Professor Marcus’s area of specialization is modern Japanese literature of the prewar (so-called kindai ) period, and his research has focused on personal narrative and ‘life writing’—memoir, reminiscence, essay, diary, and autobiography.
Marvin Marcus’ research interests have come to center on modern Japanese literature of the prewar (kindai) period— in particular, writers and literary coteries of the late Meiji and Taishô periods (1895-1925). Broadly speaking, he has studied the manner in which notions of modern selfhood and psychological interiority were absorbed into a literary mainstream long dominated by traditional Confucian ethics and authoritarian rule. He has an abiding interest in personal narratives and ‘life writing’—memoir, reminiscence, essay, diary, and autobiography, and in authors whose work in this vein he has found both meaningful and moving. These include Futabatei Shimei (1864-1909), Natsume Sôseki (1867-1916), Uchida Roan (1868-1929), and Shimazaki Tôson (1872-1943).
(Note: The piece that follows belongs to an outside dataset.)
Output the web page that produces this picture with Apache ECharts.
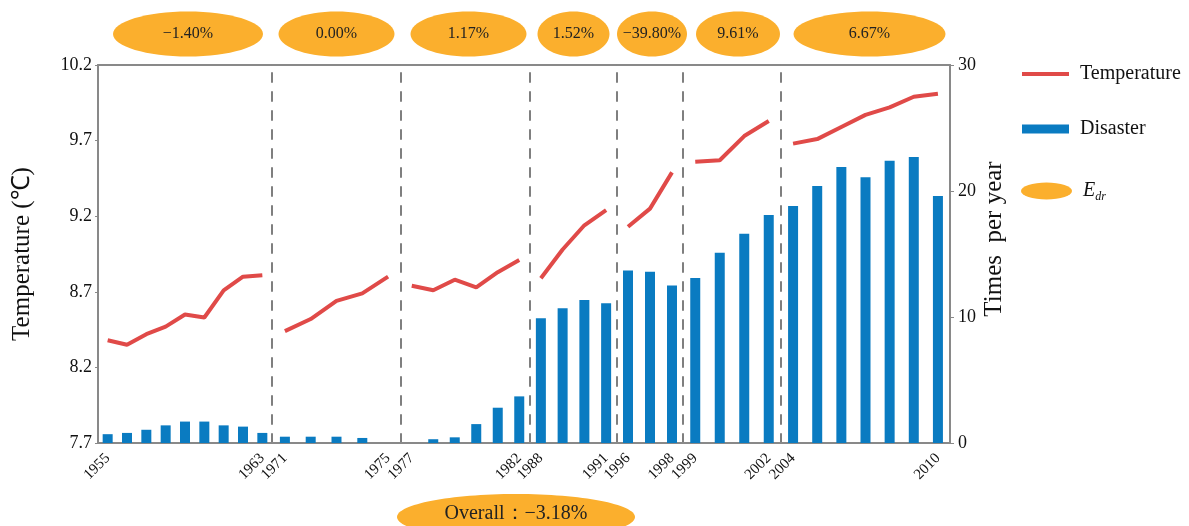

Among his publications, Paragons of the Ordinary (1993) concerns a major body of biographical writing by Mori Ôgai (1862-1922), which explores the fraught legacy of samurai rule and the so-called bushidô code from the perspective of modern Japan and its imperial state. Reflections in a Glass Door (2009) studies the wide-ranging personal narratives of Natsume Sôseki and their collective reflection upon the modern age and the toll that egocentrism and anomie have taken on our closest relationships. A recent book, Memoirs, Diaries and Personal Reflections from Meiji-Taishô Japan (2016), is a literary miscellany centering on marginal writings by major kindai authors, and the eccentricity that marks the writers themselves and those who figure in their respective reminiscences. He has also published a concise survey of the Japanese literary field, entitled Japanese Literature: From Murasaki to Murakami, in the Association for Asian Studies Key Issues in Asian Studies series (2015).
He has a deep interest in Japanese poetry and its long and varied history. My own poetic endeavors, which have given rise to a collection entitled Orientations: The Found Poetry of Scholarly Discourse on Asia (2004), have served as a welcome corrective—and complement— to his scholarly pursuits.